--- Charts and diagrams as code ---
* * * *
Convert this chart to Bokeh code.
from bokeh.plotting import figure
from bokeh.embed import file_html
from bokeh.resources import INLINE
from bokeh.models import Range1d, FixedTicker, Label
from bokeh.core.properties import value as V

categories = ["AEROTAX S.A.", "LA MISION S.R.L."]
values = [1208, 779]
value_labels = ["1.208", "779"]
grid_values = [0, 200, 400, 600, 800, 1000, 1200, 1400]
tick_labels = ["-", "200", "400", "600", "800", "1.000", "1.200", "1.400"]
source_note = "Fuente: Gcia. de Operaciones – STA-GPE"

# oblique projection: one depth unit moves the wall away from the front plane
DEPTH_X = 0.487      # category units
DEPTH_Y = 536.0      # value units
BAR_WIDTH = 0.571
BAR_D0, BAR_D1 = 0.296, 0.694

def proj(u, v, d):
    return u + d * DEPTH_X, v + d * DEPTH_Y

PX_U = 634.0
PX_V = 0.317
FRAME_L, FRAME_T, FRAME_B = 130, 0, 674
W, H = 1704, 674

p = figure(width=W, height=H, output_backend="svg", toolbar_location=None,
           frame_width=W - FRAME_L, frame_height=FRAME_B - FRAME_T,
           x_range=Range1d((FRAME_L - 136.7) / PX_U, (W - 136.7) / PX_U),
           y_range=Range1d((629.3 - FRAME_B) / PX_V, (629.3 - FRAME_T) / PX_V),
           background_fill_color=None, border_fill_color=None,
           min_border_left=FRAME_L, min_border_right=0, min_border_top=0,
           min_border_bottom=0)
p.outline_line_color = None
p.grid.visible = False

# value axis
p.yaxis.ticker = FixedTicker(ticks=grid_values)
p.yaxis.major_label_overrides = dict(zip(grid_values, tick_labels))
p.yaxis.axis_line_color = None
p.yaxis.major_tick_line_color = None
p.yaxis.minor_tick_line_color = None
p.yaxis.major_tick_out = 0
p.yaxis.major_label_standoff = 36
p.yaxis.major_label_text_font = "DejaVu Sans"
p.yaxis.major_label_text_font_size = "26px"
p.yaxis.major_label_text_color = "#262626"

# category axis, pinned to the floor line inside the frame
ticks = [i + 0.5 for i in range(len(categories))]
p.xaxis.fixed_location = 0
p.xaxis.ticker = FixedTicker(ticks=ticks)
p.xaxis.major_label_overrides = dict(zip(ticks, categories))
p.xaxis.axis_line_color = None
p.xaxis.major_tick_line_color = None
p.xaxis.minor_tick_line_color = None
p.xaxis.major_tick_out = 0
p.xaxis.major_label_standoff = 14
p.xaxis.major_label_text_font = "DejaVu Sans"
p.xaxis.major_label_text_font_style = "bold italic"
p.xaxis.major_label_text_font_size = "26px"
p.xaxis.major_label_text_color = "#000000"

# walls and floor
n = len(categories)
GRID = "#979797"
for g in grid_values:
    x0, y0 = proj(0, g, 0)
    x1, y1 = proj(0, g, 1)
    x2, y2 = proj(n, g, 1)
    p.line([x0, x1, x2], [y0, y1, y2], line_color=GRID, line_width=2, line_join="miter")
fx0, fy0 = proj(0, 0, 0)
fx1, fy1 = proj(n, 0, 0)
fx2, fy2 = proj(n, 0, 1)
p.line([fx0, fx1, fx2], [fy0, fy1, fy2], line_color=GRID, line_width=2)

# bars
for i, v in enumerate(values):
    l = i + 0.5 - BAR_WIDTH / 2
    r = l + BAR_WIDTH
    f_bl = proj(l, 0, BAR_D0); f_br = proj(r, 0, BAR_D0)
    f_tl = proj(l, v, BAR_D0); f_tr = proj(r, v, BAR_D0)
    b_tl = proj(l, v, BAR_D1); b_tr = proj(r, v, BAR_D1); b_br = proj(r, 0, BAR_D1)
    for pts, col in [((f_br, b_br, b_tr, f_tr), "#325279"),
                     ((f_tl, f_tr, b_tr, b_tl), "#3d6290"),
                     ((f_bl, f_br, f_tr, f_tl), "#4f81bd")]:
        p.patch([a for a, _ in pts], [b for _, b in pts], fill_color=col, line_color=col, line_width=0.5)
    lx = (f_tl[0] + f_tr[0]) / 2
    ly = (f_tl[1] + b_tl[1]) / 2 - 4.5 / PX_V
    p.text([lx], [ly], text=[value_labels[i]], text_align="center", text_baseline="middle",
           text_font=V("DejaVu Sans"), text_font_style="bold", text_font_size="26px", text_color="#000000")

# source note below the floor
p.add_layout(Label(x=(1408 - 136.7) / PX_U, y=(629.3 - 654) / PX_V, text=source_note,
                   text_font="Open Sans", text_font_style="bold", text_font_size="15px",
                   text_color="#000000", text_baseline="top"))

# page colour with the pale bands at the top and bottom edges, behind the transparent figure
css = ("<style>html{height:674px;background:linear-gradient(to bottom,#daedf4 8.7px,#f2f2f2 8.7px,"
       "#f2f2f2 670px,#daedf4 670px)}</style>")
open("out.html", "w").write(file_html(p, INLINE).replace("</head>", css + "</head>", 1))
* * * *
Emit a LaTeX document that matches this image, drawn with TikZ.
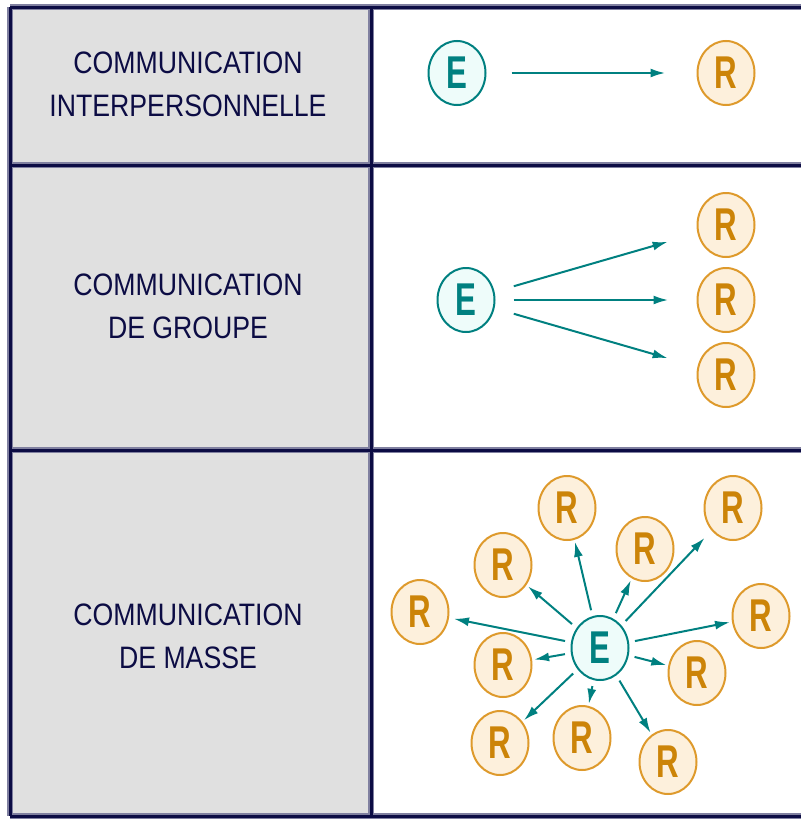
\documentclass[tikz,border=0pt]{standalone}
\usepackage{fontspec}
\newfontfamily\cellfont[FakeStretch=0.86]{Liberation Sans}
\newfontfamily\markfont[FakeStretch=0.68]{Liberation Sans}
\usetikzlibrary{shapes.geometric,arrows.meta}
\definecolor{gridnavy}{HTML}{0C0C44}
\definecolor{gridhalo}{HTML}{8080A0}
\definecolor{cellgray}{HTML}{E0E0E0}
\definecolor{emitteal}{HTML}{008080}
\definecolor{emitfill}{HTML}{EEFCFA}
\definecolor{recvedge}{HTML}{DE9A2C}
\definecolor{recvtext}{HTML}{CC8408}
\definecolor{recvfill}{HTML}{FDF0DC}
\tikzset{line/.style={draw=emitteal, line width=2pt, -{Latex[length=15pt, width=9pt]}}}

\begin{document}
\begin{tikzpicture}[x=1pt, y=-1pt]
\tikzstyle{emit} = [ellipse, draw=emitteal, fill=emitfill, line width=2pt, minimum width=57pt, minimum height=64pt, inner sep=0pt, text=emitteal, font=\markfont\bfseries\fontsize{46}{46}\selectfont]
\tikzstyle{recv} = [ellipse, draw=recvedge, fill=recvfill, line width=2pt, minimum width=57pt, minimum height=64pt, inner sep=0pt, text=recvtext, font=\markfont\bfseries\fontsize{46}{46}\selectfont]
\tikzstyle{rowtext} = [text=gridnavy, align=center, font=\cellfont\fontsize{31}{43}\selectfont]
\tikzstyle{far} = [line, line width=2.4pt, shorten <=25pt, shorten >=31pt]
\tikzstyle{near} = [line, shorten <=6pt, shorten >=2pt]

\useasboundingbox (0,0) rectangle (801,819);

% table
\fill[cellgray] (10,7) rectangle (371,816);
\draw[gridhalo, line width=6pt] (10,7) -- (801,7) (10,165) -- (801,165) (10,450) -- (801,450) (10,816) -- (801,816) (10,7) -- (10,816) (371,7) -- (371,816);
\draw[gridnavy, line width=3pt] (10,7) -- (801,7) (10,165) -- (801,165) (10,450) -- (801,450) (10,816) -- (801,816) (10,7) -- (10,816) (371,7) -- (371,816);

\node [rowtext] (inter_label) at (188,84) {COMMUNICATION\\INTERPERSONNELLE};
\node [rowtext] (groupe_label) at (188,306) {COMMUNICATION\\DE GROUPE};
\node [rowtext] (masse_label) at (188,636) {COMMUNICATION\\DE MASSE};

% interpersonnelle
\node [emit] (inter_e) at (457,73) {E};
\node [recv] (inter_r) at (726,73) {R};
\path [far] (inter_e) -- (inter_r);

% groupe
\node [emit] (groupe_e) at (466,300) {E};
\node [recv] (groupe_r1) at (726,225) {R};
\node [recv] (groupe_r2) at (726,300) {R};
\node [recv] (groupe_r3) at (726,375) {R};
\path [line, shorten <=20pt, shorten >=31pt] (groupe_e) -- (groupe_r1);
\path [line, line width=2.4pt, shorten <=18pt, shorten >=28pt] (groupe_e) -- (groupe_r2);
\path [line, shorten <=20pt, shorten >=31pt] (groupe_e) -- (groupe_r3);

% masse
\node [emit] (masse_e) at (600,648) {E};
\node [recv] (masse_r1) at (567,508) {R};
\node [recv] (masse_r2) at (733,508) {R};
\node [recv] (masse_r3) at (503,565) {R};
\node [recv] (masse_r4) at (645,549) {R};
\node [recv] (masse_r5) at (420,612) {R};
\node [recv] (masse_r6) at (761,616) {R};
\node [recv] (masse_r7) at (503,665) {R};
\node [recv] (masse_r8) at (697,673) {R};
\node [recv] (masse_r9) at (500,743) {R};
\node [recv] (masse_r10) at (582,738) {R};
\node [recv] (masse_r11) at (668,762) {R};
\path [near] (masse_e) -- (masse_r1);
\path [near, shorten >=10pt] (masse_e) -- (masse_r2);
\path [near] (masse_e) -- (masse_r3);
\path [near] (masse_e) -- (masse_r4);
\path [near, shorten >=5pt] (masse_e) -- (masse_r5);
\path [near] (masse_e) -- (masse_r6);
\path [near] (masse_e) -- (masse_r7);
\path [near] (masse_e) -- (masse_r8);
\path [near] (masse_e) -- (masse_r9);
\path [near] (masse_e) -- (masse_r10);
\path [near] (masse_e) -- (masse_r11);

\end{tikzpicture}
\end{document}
* * * *
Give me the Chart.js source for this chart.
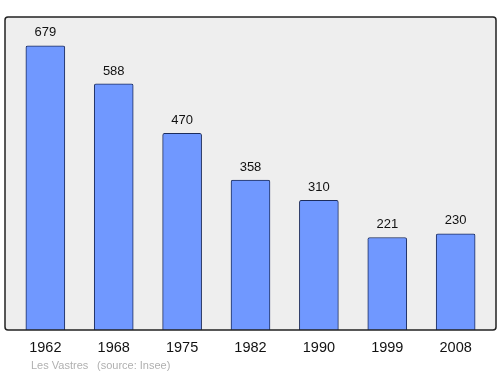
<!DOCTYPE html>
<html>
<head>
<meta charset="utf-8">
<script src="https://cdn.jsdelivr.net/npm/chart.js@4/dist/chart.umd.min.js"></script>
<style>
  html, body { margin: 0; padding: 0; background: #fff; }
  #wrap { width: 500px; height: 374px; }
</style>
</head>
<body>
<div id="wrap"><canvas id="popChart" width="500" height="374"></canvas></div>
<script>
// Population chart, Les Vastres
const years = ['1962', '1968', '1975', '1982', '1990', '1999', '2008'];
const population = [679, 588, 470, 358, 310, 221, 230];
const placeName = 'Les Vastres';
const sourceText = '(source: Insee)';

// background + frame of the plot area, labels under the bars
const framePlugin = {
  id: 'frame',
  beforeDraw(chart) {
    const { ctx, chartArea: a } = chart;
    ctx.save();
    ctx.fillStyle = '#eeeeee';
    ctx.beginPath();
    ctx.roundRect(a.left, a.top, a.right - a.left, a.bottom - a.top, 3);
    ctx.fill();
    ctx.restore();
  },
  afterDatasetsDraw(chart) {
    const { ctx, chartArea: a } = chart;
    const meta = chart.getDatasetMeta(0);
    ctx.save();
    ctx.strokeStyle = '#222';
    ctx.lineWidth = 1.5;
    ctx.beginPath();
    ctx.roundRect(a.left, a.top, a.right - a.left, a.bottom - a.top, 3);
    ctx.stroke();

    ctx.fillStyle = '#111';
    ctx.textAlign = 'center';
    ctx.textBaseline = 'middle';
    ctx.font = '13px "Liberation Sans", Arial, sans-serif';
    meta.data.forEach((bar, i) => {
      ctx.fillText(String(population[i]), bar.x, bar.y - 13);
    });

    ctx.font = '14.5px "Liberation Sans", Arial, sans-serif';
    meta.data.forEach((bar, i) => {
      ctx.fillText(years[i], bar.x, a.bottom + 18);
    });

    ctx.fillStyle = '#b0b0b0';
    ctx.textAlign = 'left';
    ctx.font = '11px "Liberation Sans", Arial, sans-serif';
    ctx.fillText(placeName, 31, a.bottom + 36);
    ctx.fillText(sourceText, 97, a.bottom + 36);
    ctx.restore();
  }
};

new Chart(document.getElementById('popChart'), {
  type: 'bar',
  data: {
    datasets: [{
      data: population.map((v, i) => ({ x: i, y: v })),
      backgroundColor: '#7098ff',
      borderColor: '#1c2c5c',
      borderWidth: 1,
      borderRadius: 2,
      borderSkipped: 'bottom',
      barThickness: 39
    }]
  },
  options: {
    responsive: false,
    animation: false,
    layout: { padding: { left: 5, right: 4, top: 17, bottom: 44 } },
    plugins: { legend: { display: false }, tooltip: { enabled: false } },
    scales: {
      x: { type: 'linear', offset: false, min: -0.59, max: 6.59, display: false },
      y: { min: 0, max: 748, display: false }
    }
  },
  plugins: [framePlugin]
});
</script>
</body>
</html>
* * * *
Above are the records; from them, give again exactly the lines from the one containing "Convert this chart to Bokeh code." through the one containing "from bokeh.core.properties import value as V", both included.

Convert this chart to Bokeh code.
from bokeh.plotting import figure
from bokeh.embed import file_html
from bokeh.resources import INLINE
from bokeh.models import Range1d, FixedTicker, Label
from bokeh.core.properties import value as V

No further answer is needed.